Was Frauen wollen: She Might Think
Die Frau: Als gebürtige Venusianerin ist ihr die irdische Kunst des Einparkens fremd. Stets stopft sie nur Beilagensalat oder fettreduzierten Joghurt in ihr Lästermaul, denkt derweil insgeheim an Süßigkeiten und danach, weinend, an ihre verlorene Jugend. Trost findet sie allein im exzessiven Erwerb von Schuhen oder Taschen, wenn ihr Freund wieder auswärts Fußball schaut, anstatt ihr Daheim zum fünfzigsten Mal augenrollend die Abseitsregel zu erklären. Oder wenn er sie nicht versteht, weil sie – dieses irrationale Emotionsbündel – in Rätseln spricht. Kennste, kennste, kennste.
Im Jahr 2015 scheint immer noch nicht geläufig zu sein, dass weder das weibliche noch das männliche Geschlecht eine homogene Masse mit Kollektivbewusstsein ist. Diesem Unwissen wollen Marion Esquian und Ludivine Berthouloux mit She Might Think etwas entgegensetzen: Echte Stellungnahmen von Frauen. Jene sechs Figuren nämlich, die im Spiel eine Wohnung besichtigen, sind allesamt Freundinnen der beiden Entwicklerinnen oder ihnen selbst nachempfunden.

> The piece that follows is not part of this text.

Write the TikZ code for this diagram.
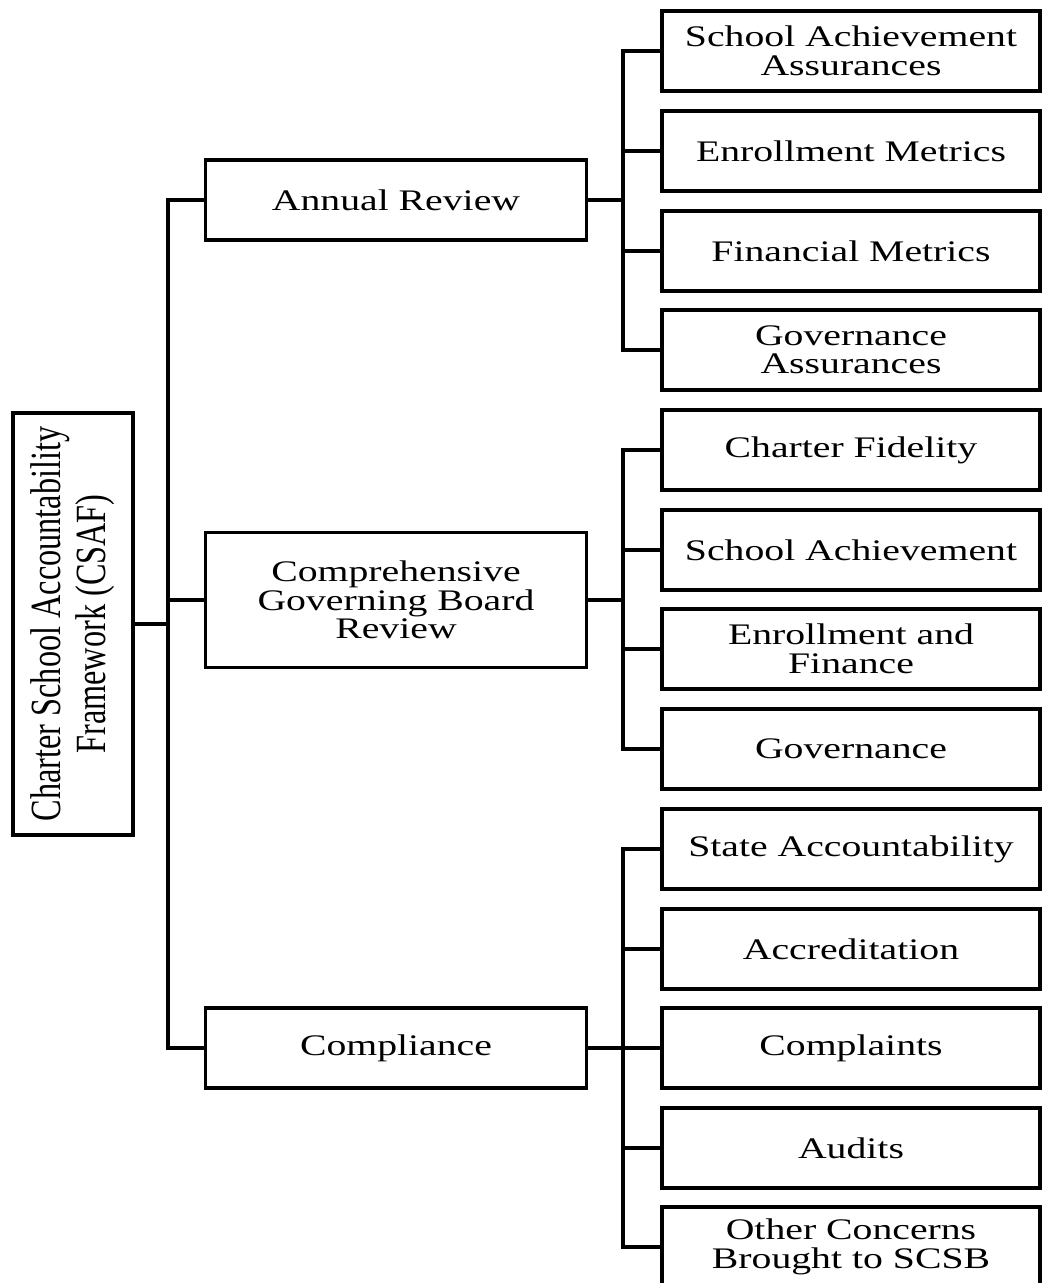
\documentclass[tikz,border=0pt]{standalone}
\usepackage{fontspec}
\setmainfont{Liberation Serif}[FakeStretch=1.33]
\newfontfamily\rootfont{Liberation Serif}[FakeStretch=0.75]

\tikzset{
    box/.style={draw, line width=1.9pt, align=center, inner sep=0pt,
        font=\fontsize{17}{16.2}\selectfont},
    mainbox/.style={box, minimum width=7.62cm, minimum height=1.6cm},
    subbox/.style={box, minimum width=7.56cm, minimum height=1.6cm},
    link/.style={line width=1.9pt},
}

\begin{document}
\begin{tikzpicture}[x=0.02cm, y=-0.02cm]
    \useasboundingbox (0, 0) rectangle (1045, 1283);

    \node[box, rotate=90, minimum width=8.44cm, minimum height=2.4cm,
        font=\fontsize{24.5}{25.6}\rootfont] (R0) at (73, 624)
        {Charter School Accountability\\Framework (CSAF)};

    \coordinate (T0) at (168, 0);
    \coordinate (T1) at (623, 0);

    \node[mainbox] (A0) at (396, 200) {Annual Review};
    \node[mainbox, minimum height=2.7cm] (B0) at (396, 600) {Comprehensive\\Governing Board\\Review};
    \node[mainbox] (C0) at (396, 1048) {Compliance};

    \draw[link] (R0.south) -- (R0.south -| T0);
    \draw[link] (A0.west) -- (A0.west -| T0) -- (C0.west -| T0) -- (C0.west);
    \draw[link] (B0.west -| T0) -- (B0.west);

    \node[subbox] (A1) at (851, 51) {School Achievement\\Assurances};
    \node[subbox] (A2) at (851, 151) {Enrollment Metrics};
    \node[subbox] (A3) at (851, 251) {Financial Metrics};
    \node[subbox] (A4) at (851, 350) {Governance\\Assurances};
    \draw[link] (A0.east) -- (A0.east -| T1);
    \draw[link] (A1.west) -- (A1.west -| T1) -- (A4.west -| T1) -- (A4.west);
    \draw[link] (A2.west -| T1) -- (A2.west);
    \draw[link] (A3.west -| T1) -- (A3.west);

    \node[subbox] (B1) at (851, 450) {Charter Fidelity};
    \node[subbox] (B2) at (851, 550) {School Achievement};
    \node[subbox] (B3) at (851, 649) {Enrollment and\\Finance};
    \node[subbox] (B4) at (851, 749) {Governance};
    \draw[link] (B0.east) -- (B0.east -| T1);
    \draw[link] (B1.west) -- (B1.west -| T1) -- (B4.west -| T1) -- (B4.west);
    \draw[link] (B2.west -| T1) -- (B2.west);
    \draw[link] (B3.west -| T1) -- (B3.west);

    \node[subbox] (C1) at (851, 849) {State Accountability};
    \node[subbox] (C2) at (851, 949) {Accreditation};
    \node[subbox] (C3) at (851, 1048) {Complaints};
    \node[subbox] (C4) at (851, 1148) {Audits};
    \node[subbox] (C5) at (851, 1247) {Other Concerns\\Brought to SCSB};
    \draw[link] (C0.east) -- (C3.west);
    \draw[link] (C1.west) -- (C1.west -| T1) -- (C5.west -| T1) -- (C5.west);
    \draw[link] (C2.west -| T1) -- (C2.west);
    \draw[link] (C4.west -| T1) -- (C4.west);
\end{tikzpicture}
\end{document}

Die Interaktion mit den Charakteren beziehungsweise deren Umfeld ist auf wenige Gegenstände beschränkt, die über das gesamte Appartment verteilt sind – darunter ein Fußball, eine Konsole, Bierflaschen und hochhackige Schuhe. Klickt man diese an, beziehen die Mieterinnen in spe individuell Stellung dazu, schwärmen hier von Strandspaziergängen und Make-Up oder blicken dort despektierlich in die Küche, auf das Diätbuch im Schrank und das schmutzige Geschirr in der Spüle.
Die Reaktionen werden dabei nicht bewertet, nicht explizit als valide oder deplatziert dargestellt. Jede Einschätzung hat ihre Daseinsberechtigung und setzt sich im Gesamtkontext zu einem bunten, bisweilen wirren Puzzle zusammen. Aber genau darum geht es: Menschen sind gelegentlich undurchschaubar, vertreten eigenwillige oder sogar widersprüchliche Ansichten. Nur deshalb ist der Prozess des Kennenlernens immer wieder so interessant, offenbart er doch Stück für Stück eine individuelle Persönlichkeit. Die wiederum manifestiert sich auch in den Bewegungsanimationen der Figuren und der von Person zu Person wechselnden Hintergrundmusik.
Während der Gang durch die Wohnung kurz und unkompliziert ausfällt, ist hier viel Liebe zum Detail erkennbar, durch die dem Spiel mehr Tiefe verliehen wird. Weil sich Geschlechterklischees gerade in unserem Medium relativ beharrlich halten, gelingt es dem „A Game By Its Cover“-Jambeitrag so trotz seiner Einfachheit, überzeugendere Identifikationsfiguren zu präsentieren als manch ein mit jahrelangem Feinschliff aufwartender Open-World-Titel. She Might Think zeigt, wie viel Recherche und Einfühlungsvermögen bewirken können. Und wie viel schöner es in Wirklichkeit ist, sich mit einem Menschen zu befassen, anstatt ihn unter einem Berg von Etiketten zu begraben – und nie wirklich ergründen zu können.